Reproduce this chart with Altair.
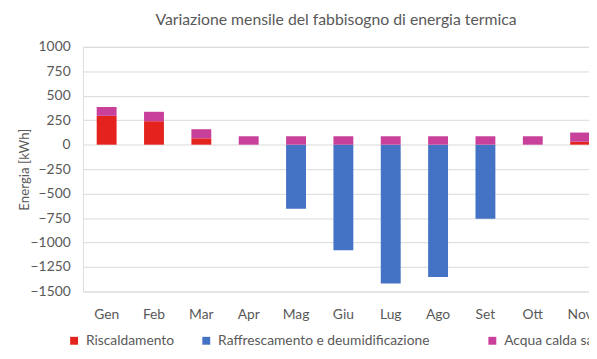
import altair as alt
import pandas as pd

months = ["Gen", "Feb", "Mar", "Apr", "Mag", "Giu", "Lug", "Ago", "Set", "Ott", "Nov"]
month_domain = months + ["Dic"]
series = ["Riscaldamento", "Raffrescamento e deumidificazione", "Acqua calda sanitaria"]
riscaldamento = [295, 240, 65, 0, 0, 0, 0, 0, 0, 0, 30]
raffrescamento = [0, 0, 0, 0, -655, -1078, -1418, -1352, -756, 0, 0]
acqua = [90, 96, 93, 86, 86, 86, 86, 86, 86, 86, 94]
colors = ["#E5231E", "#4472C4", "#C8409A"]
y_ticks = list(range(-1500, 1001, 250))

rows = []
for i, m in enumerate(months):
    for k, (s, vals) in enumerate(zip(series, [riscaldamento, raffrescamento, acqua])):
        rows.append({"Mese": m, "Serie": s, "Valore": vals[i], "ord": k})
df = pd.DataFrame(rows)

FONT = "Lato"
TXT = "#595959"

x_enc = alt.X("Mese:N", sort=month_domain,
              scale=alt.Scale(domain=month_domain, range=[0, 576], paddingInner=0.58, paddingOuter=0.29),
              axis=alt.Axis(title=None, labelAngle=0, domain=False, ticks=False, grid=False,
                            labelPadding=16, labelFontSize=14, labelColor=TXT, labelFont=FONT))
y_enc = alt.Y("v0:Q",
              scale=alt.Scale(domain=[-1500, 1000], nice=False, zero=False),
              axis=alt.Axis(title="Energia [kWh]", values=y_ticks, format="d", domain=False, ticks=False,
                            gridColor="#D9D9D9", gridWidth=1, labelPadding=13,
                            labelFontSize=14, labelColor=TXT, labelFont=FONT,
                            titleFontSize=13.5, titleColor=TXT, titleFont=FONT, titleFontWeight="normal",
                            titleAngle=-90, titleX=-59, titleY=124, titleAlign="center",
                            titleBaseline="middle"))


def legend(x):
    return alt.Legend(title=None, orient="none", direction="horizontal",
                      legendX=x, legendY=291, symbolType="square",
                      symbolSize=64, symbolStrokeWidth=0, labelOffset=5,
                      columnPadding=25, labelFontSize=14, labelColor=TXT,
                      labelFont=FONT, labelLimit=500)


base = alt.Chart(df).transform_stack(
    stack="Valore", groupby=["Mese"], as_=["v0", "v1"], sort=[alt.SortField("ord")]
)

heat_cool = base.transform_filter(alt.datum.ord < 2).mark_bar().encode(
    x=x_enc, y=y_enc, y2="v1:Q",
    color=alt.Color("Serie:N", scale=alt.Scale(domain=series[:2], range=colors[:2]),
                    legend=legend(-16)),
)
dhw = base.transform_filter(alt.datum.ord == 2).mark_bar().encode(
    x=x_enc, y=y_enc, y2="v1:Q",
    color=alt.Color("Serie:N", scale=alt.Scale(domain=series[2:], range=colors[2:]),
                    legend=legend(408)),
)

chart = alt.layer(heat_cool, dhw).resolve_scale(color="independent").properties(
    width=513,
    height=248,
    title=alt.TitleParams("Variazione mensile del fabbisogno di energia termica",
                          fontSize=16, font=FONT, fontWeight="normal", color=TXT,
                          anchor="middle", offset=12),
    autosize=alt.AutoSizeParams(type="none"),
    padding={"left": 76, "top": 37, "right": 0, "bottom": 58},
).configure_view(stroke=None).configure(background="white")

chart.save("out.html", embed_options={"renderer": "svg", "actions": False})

- - - - - - -

Set exercise
Skip every picture and return the lines above from the top through the one that contains "import pandas as pd".

Right answer
Reproduce this chart with Altair.
import altair as alt
import pandas as pd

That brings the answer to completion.